TASK TO COMPLETE. For the listing underneath, give the count of lines containing the string "with" and nothing further.

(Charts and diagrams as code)
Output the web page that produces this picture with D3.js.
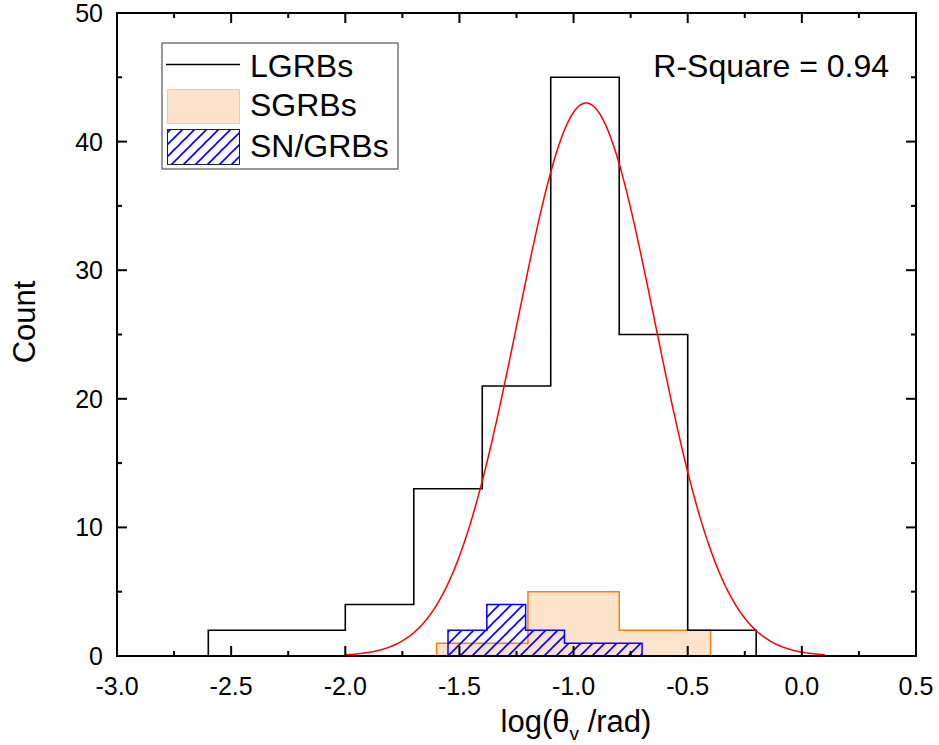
<!DOCTYPE html>
<html>
<head>
<meta charset="utf-8">
<script src="https://cdn.jsdelivr.net/npm/d3@7"></script>
<style>
  html, body { margin: 0; padding: 0; background: #fff; }
  svg { display: block; font-family: "Liberation Sans", Arial, sans-serif; }
</style>
</head>
<body>
<svg id="chart" width="939" height="745"></svg>
<script>
// ---- data ----
const lgrbEdges  = [-2.6, -2.3, -2.0, -1.7, -1.4, -1.1, -0.8, -0.5, -0.2];
const lgrbCounts = [2, 2, 4, 13, 21, 45, 25, 2];
const sgrbEdges  = [-1.6, -1.2, -0.8, -0.4];
const sgrbCounts = [1, 5, 2];
const snEdges    = [-1.55, -1.38, -1.21, -1.04, -0.87, -0.70];
const snCounts   = [2, 4, 2, 1, 1];
// Gaussian fit parameters
const fitCenter = -0.945;
const fitSigma = 0.30;
const fitAmplitude = 43;
const fitRange = [-2.0, 0.1];
const xTicks = [-3.0, -2.5, -2.0, -1.5, -1.0, -0.5, 0.0, 0.5];
const xTickLabels = ["-3.0", "-2.5", "-2.0", "-1.5", "-1.0", "-0.5", "0.0", "0.5"];
const yTicks = [0, 10, 20, 30, 40, 50];
const legendLabels = ["LGRBs", "SGRBs", "SN/GRBs"];
const rSquareText = "R-Square = 0.94";

// ---- layout ----
const svg = d3.select("#chart");
const L = 117, R = 916, T = 13, B = 656;
const x = d3.scaleLinear().domain([-3.0, 0.5]).range([L, R]);
const y = d3.scaleLinear().domain([0, 50]).range([B, T]);

// hatch pattern
const defs = svg.append("defs");
const pat = defs.append("pattern").attr("id", "hatch")
  .attr("patternUnits", "userSpaceOnUse").attr("width", 12).attr("height", 12);
pat.append("path").attr("d", "M-3,3 L3,-3 M0,12 L12,0 M9,15 L15,9")
  .attr("stroke", "#0000ff").attr("stroke-width", 1.6);

function stepPath(edges, counts) {
  const p = d3.path();
  p.moveTo(x(edges[0]), y(0));
  counts.forEach((c, i) => {
    p.lineTo(x(edges[i]), y(c));
    p.lineTo(x(edges[i + 1]), y(c));
  });
  p.lineTo(x(edges[edges.length - 1]), y(0));
  return p.toString();
}

// SGRBs
svg.append("path").attr("d", stepPath(sgrbEdges, sgrbCounts) + "Z")
  .attr("fill", "#fde3cb").attr("stroke", "#ff8000").attr("stroke-width", 1.5);
// SN/GRBs
svg.append("path").attr("d", stepPath(snEdges, snCounts) + "Z")
  .attr("fill", "url(#hatch)").attr("stroke", "#0000ff").attr("stroke-width", 1.5);
// LGRBs
svg.append("path").attr("d", stepPath(lgrbEdges, lgrbCounts))
  .attr("fill", "none").attr("stroke", "#000").attr("stroke-width", 1.6);

// Gaussian fit
const fitXs = d3.range(fitRange[0], fitRange[1] + 1e-9, 0.005);
const gauss = v => fitAmplitude * Math.exp(-((v - fitCenter) ** 2) / (2 * fitSigma * fitSigma));
svg.append("path")
  .attr("d", d3.line().x(d => x(d)).y(d => y(gauss(d)))(fitXs))
  .attr("fill", "none").attr("stroke", "#ff0000").attr("stroke-width", 1.5);

// axes with inward ticks
const xMinor = d3.range(-3.0, 0.5001, 0.25);
const yMinor = d3.range(0, 50.001, 5);
const tickG = svg.append("g").attr("stroke", "#000").attr("stroke-width", 2);
xMinor.forEach(v => {
  const major = xTicks.some(t => Math.abs(t - v) < 1e-6);
  const len = major ? 10 : 5;
  tickG.append("line").attr("x1", x(v)).attr("x2", x(v)).attr("y1", B).attr("y2", B - len);
  tickG.append("line").attr("x1", x(v)).attr("x2", x(v)).attr("y1", T).attr("y2", T + len);
});
yMinor.forEach(v => {
  const major = yTicks.some(t => Math.abs(t - v) < 1e-6);
  const len = major ? 10 : 5;
  tickG.append("line").attr("y1", y(v)).attr("y2", y(v)).attr("x1", L).attr("x2", L + len);
  tickG.append("line").attr("y1", y(v)).attr("y2", y(v)).attr("x1", R).attr("x2", R - len);
});
svg.append("rect").attr("x", L).attr("y", T).attr("width", R - L).attr("height", B - T)
  .attr("fill", "none").attr("stroke", "#000").attr("stroke-width", 2);

// tick labels
svg.append("g").selectAll("text").data(xTicks).join("text")
  .attr("x", d => x(d)).attr("y", B + 39)
  .attr("text-anchor", "middle").attr("font-size", 25)
  .text((d, i) => xTickLabels[i]);
svg.append("g").selectAll("text").data(yTicks).join("text")
  .attr("x", L - 14).attr("y", d => y(d)).attr("dy", "0.36em")
  .attr("text-anchor", "end").attr("font-size", 25)
  .text(d => d);

// axis titles
const xt = svg.append("text").attr("x", 576).attr("y", 732)
  .attr("text-anchor", "middle").attr("font-size", 31);
xt.append("tspan").text("log(θ");
xt.append("tspan").attr("font-size", 19).attr("dy", 8).text("v");
xt.append("tspan").attr("dy", -8).text(" /rad)");
svg.append("text").attr("transform", `translate(35,322) rotate(-90)`)
  .attr("text-anchor", "middle").attr("font-size", 31).text("Count");

// R-square
svg.append("text").attr("x", 889).attr("y", 77).attr("text-anchor", "end")
  .attr("font-size", 32).text(rSquareText);

// legend
const lg = svg.append("g");
lg.append("rect").attr("x", 162).attr("y", 43).attr("width", 236).attr("height", 126)
  .attr("fill", "#fff").attr("stroke", "#333").attr("stroke-width", 1);
lg.append("line").attr("x1", 166).attr("x2", 240).attr("y1", 64.5).attr("y2", 64.5)
  .attr("stroke", "#000").attr("stroke-width", 1.5);
lg.append("rect").attr("x", 167.5).attr("y", 89.5).attr("width", 72).attr("height", 34)
  .attr("fill", "#fde3cb").attr("stroke", "#e9c9a9").attr("stroke-width", 1);
lg.append("rect").attr("x", 167.5).attr("y", 129.5).attr("width", 72).attr("height", 35)
  .attr("fill", "url(#hatch)").attr("stroke", "#222").attr("stroke-width", 1);
lg.selectAll("text.lab").data(legendLabels).join("text").attr("class", "lab")
  .attr("x", 250).attr("y", (d, i) => [77, 116, 157][i])
  .attr("font-size", 32).text(d => d);
</script>
</body>
</html>
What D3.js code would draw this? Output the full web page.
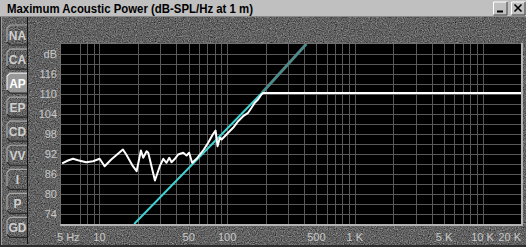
<!DOCTYPE html>
<html>
<head>
<meta charset="utf-8">
<script src="https://d3js.org/d3.v7.min.js"></script>
<style>
  body { margin: 0; background: #5e5e5e; }
  svg { display: block; font-family: "Liberation Sans", Arial, sans-serif; }
</style>
</head>
<body>
<div id="chart"></div>
<script>
// measured response (white trace)
const curveFreq = [5.1, 5.67, 6.21, 6.79, 7.88, 8.9, 10.04, 10.98, 12.37, 15.27, 16.21, 18.28, 19.55, 21.12,
  22.02, 23.4, 24.1, 27.2, 29.7, 31.6, 33.5, 35.2, 36.7, 39.0, 41.3, 45.3, 48.1, 50.4, 53.2, 57.6,
  65.7, 71.0, 77.2, 81.1, 84.1, 87.7, 90.4, 95.9, 101.8, 111.4, 121.9, 133.4, 145.9, 155.2, 164.5,
  174.6, 185.7, 191, 20000];
const curveDb = [89.2, 90.05, 90.56, 90.14, 89.54, 89.84, 90.56, 88.34, 90.35, 93.35, 91.85, 88.34, 86.84, 93.05,
  90.86, 92.84, 92.36, 84.05, 88.34, 90.56, 89.36, 90.86, 89.54, 90.56, 91.85, 92.36, 91.55, 92.36, 89.36, 90.56,
  93.35, 95.36, 97.85, 99.05, 94.34, 96.86, 96.35, 97.34, 98.36, 99.86, 101.84, 103.34, 104.36, 105.86, 107.36,
  108.35, 109.85, 110.3, 110.3];

// 12 dB/oct limit line (cyan, then grey past the knee)
const slopeFreq = [18.7, 187];
const slopeDb = [71, 110.3];
const slopeExtFreq = [187, 417];
const slopeExtDb = [110.3, 125];

const gridFreqs = [7, 8, 9, 10, 20, 30, 40, 50, 60, 70, 80, 90, 100, 200, 300, 400, 500, 600, 700, 800, 900,
  1000, 2000, 3000, 4000, 5000, 6000, 7000, 8000, 9000, 10000];
const gridDb = [74, 77, 80, 83, 86, 89, 92, 95, 98, 101, 104, 107, 110, 113, 116, 119, 122];
const xTickFreqs = [5, 10, 50, 100, 500, 1000, 5000, 10000, 20000];
const xTickLabels = ["5 Hz", "10", "50", "100", "500", "1 K", "5 K", "10 K", "20 K"];
const yTickDb = [74, 80, 86, 92, 98, 104, 110, 116, 122];
const yTickLabels = ["74", "80", "86", "92", "98", "104", "110", "116", "dB"];
const tabNames = ["NA", "CA", "AP", "EP", "CD", "VV", "I", "P", "GD"];
const activeTab = "AP";

const W = 526, H = 247;
const plot = { left: 61, right: 521, top: 44, bottom: 224 };

const x = d3.scaleLog().domain([5, 20000]).range([plot.left, plot.right]);
const y = d3.scaleLinear().domain([71, 125]).range([plot.bottom, plot.top]);

const svg = d3.select("#chart").append("svg").attr("width", W).attr("height", H);
const defs = svg.append("defs");

// granite texture for the window body
const f = defs.append("filter").attr("id", "granite")
  .attr("x", 0).attr("y", 0).attr("width", "100%").attr("height", "100%")
  .attr("color-interpolation-filters", "sRGB");
f.append("feTurbulence").attr("type", "fractalNoise").attr("baseFrequency", 0.85)
  .attr("numOctaves", 3).attr("seed", 4);
f.append("feColorMatrix").attr("type", "matrix")
  .attr("values", "0.3 0.3 0.3 0 -0.07  0.3 0.3 0.3 0 -0.07  0.3 0.3 0.3 0 -0.07  0 0 0 0 1");

defs.append("clipPath").attr("id", "plotClip").append("rect")
  .attr("x", plot.left).attr("y", plot.top)
  .attr("width", plot.right - plot.left).attr("height", plot.bottom - plot.top);

svg.append("rect").attr("width", W).attr("height", H).attr("filter", "url(#granite)");

// title bar
svg.append("rect").attr("width", W).attr("height", 16).attr("fill", "#c0c0c0");
svg.append("line").attr("x1", 0).attr("x2", W).attr("y1", 16.5).attr("y2", 16.5).attr("stroke", "#8a8a8a");
svg.append("text").attr("x", 7).attr("y", 12.5)
  .attr("font-size", 12).attr("font-weight", "bold").attr("fill", "#000")
  .attr("textLength", 246).attr("lengthAdjust", "spacingAndGlyphs")
  .text("Maximum Acoustic Power (dB-SPL/Hz at 1 m)");

// window buttons
[{ x0: 493, glyph: "min" }, { x0: 511, glyph: "close" }].forEach(b => {
  const g = svg.append("g");
  g.append("rect").attr("x", b.x0).attr("y", 1.5).attr("width", 14).attr("height", 13.5).attr("fill", "#c0c0c0");
  g.append("path").attr("d", `M${b.x0 + 0.5},15 V2 H${b.x0 + 14}`).attr("fill", "none").attr("stroke", "#fff");
  g.append("path").attr("d", `M${b.x0 + 0.5},15 H${b.x0 + 14} V2`).attr("fill", "none").attr("stroke", "#404040");
  if (b.glyph === "min") {
    g.append("rect").attr("x", b.x0 + 4).attr("y", 10.5).attr("width", 6).attr("height", 2).attr("fill", "#000");
  } else {
    g.append("path").attr("d", `M${b.x0 + 3.5},4.5 L${b.x0 + 10.5},11.5 M${b.x0 + 10.5},4.5 L${b.x0 + 3.5},11.5`)
      .attr("stroke", "#000").attr("stroke-width", 1.6);
  }
});

// window edges
svg.append("line").attr("x1", 0.5).attr("x2", 0.5).attr("y1", 17).attr("y2", H).attr("stroke", "#2e2e2e").attr("stroke-width", 1);
svg.append("line").attr("x1", 1.5).attr("x2", 1.5).attr("y1", 17).attr("y2", H).attr("stroke", "#9c9c9c").attr("stroke-width", 1);
svg.append("line").attr("x1", 0).attr("x2", W).attr("y1", 246).attr("y2", 246).attr("stroke", "#2e2e2e").attr("stroke-width", 2);
svg.append("line").attr("x1", 27.5).attr("x2", 27.5).attr("y1", 17).attr("y2", 244).attr("stroke", "#111");

// tabs
const tabs = svg.append("g").selectAll("g").data(tabNames).join("g")
  .attr("transform", (d, i) => `translate(0,${35 + i * 24.05})`);
tabs.append("path")
  .attr("d", "M27,-10 H10 L7,-7 V7 L10,10 H27 Z")
  .attr("fill", d => d === activeTab ? "#989898" : "none");
tabs.append("path")
  .attr("d", "M27,-10 H10 L7,-7 V7")
  .attr("fill", "none").attr("stroke", d => d === activeTab ? "#e8e8e8" : "#a8a8a8").attr("stroke-width", 1.2);
tabs.append("path")
  .attr("d", "M7,7 L10,10 H27")
  .attr("fill", "none").attr("stroke", "#2a2a2a").attr("stroke-width", 1.2);
tabs.append("text")
  .attr("x", 17.5).attr("y", 4.5).attr("text-anchor", "middle")
  .attr("font-size", 12).attr("font-weight", "bold")
  .attr("fill", d => d === activeTab ? "#ffffff" : "#cfcfcf")
  .text(d => d);

// plot background + grid
svg.append("rect").attr("x", plot.left).attr("y", plot.top)
  .attr("width", plot.right - plot.left).attr("height", plot.bottom - plot.top).attr("fill", "#000");

const grid = svg.append("g").attr("stroke", "#595959").attr("stroke-width", 1);
grid.selectAll("line.v").data(gridFreqs).join("line").attr("class", "v")
  .attr("x1", d => Math.round(x(d)) + 0.5).attr("x2", d => Math.round(x(d)) + 0.5)
  .attr("y1", plot.top).attr("y2", plot.bottom);
grid.selectAll("line.h").data(gridDb).join("line").attr("class", "h")
  .attr("y1", d => Math.round(y(d)) + 0.5).attr("y2", d => Math.round(y(d)) + 0.5)
  .attr("x1", plot.left).attr("x2", plot.right);

// plot frame bevel
svg.append("path").attr("d", `M${plot.left - 0.5},${plot.bottom} V${plot.top - 0.5} H${plot.right}`)
  .attr("fill", "none").attr("stroke", "#707070");
svg.append("path").attr("d", `M${plot.left - 1},${plot.bottom + 1} H${plot.right + 1} V${plot.top - 1}`)
  .attr("fill", "none").attr("stroke", "#b4b4b4").attr("stroke-width", 2);

// axis labels
svg.append("g").selectAll("text").data(xTickFreqs).join("text")
  .attr("x", (d, i) => i === 0 ? x(d) - 4 : x(d))
  .attr("y", 241)
  .attr("text-anchor", (d, i) => i === 0 ? "start" : (i === xTickFreqs.length - 1 ? "end" : "middle"))
  .attr("font-size", 11).attr("fill", "#c8c8c8")
  .text((d, i) => xTickLabels[i]);

svg.append("g").selectAll("text").data(yTickDb).join("text")
  .attr("x", 57).attr("y", d => y(d) + 4)
  .attr("text-anchor", "end")
  .attr("font-size", 11).attr("fill", "#c8c8c8")
  .text((d, i) => yTickLabels[i]);

// traces
const traces = svg.append("g").attr("clip-path", "url(#plotClip)");
const line = d3.line().x(d => x(d[0])).y(d => y(d[1]));

traces.append("path")
  .attr("d", line(d3.zip(slopeExtFreq, slopeExtDb)))
  .attr("fill", "none").attr("stroke", "#6e7878").attr("stroke-width", 3);
traces.append("path")
  .attr("d", line(d3.zip(slopeExtFreq, slopeExtDb)))
  .attr("fill", "none").attr("stroke", "#2f9a9a").attr("stroke-width", 1.2);

traces.append("path")
  .attr("d", line(d3.zip(slopeFreq, slopeDb)))
  .attr("fill", "none").attr("stroke", "#40d4d4").attr("stroke-width", 2);

traces.append("path")
  .attr("d", line(d3.zip(curveFreq, curveDb)))
  .attr("fill", "none").attr("stroke", "#ffffff").attr("stroke-width", 2)
  .attr("stroke-linejoin", "round");
</script>
</body>
</html>
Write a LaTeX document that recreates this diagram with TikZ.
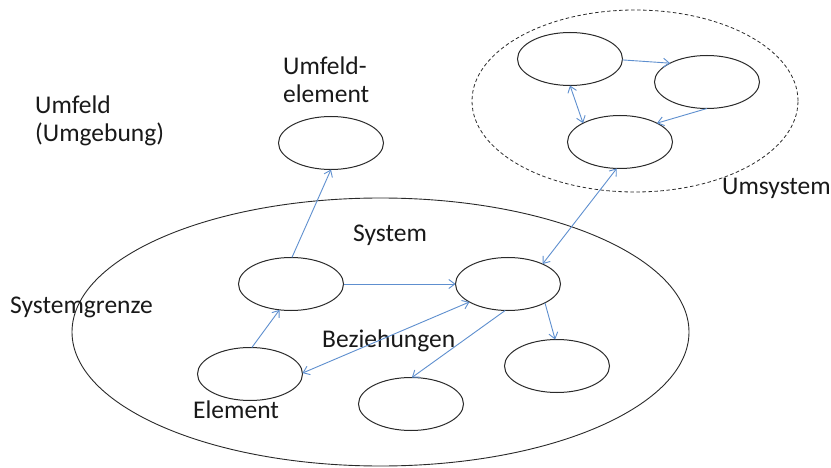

ANSWER FOR THE TASK. 3